■ Task details:
Copy out all lines where "matplotlib" appears.

■ Data excerpt:
▼
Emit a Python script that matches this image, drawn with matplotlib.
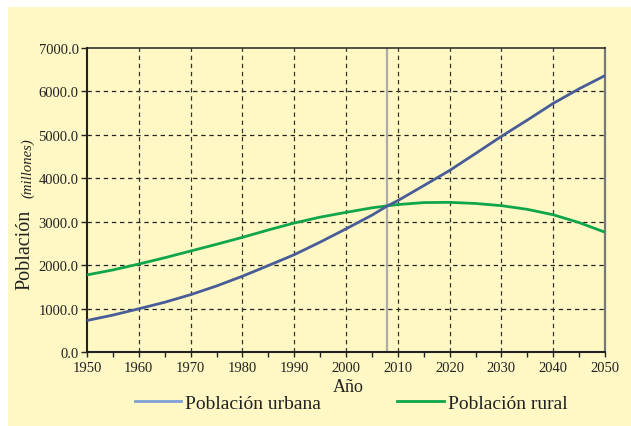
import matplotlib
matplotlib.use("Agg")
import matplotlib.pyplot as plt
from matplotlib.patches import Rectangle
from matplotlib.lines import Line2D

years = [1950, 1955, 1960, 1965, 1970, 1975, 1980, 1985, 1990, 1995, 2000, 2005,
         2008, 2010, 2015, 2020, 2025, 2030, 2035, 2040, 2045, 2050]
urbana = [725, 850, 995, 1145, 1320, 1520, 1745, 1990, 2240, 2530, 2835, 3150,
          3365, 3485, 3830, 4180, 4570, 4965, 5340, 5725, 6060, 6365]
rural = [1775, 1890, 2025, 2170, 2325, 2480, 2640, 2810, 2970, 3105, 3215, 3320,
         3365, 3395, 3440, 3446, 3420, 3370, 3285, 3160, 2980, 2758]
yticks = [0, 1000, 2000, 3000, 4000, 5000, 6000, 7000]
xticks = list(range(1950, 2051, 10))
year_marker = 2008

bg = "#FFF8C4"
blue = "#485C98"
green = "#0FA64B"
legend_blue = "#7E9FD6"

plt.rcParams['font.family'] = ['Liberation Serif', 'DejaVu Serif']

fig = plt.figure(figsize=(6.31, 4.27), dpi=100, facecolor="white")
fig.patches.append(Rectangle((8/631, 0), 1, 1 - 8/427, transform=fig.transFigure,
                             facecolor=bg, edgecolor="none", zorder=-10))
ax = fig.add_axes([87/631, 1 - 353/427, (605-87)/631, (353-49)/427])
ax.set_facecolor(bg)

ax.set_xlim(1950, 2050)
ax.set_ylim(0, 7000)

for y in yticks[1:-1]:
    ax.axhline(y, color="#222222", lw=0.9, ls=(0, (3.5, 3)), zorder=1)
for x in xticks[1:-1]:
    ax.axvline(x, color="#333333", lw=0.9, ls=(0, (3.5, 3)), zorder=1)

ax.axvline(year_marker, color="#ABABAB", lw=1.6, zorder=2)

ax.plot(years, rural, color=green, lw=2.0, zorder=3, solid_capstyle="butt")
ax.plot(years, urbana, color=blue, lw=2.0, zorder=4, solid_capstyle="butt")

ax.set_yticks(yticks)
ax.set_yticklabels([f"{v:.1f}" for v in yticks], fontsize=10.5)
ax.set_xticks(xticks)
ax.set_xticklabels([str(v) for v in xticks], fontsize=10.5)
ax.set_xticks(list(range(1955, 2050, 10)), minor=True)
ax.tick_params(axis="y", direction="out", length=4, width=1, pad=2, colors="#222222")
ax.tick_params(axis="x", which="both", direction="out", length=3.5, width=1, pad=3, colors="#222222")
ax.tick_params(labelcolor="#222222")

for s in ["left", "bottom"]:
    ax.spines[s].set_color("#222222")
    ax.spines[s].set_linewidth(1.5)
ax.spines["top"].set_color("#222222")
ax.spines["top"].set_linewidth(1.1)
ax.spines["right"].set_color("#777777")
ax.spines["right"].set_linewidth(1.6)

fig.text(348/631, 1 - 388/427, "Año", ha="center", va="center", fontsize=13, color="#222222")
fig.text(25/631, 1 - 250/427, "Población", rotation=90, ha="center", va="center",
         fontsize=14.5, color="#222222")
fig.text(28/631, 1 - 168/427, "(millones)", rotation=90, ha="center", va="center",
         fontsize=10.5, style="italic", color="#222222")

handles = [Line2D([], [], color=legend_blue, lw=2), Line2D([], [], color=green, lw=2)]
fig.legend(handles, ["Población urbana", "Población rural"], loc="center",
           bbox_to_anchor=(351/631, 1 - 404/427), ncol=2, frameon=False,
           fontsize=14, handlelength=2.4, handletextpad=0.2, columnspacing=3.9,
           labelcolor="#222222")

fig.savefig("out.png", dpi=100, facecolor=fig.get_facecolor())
▲
■ Result of this exercise:
Emit a Python script that matches this image, drawn with matplotlib.
import matplotlib
matplotlib.use("Agg")
import matplotlib.pyplot as plt
from matplotlib.patches import Rectangle
from matplotlib.lines import Line2D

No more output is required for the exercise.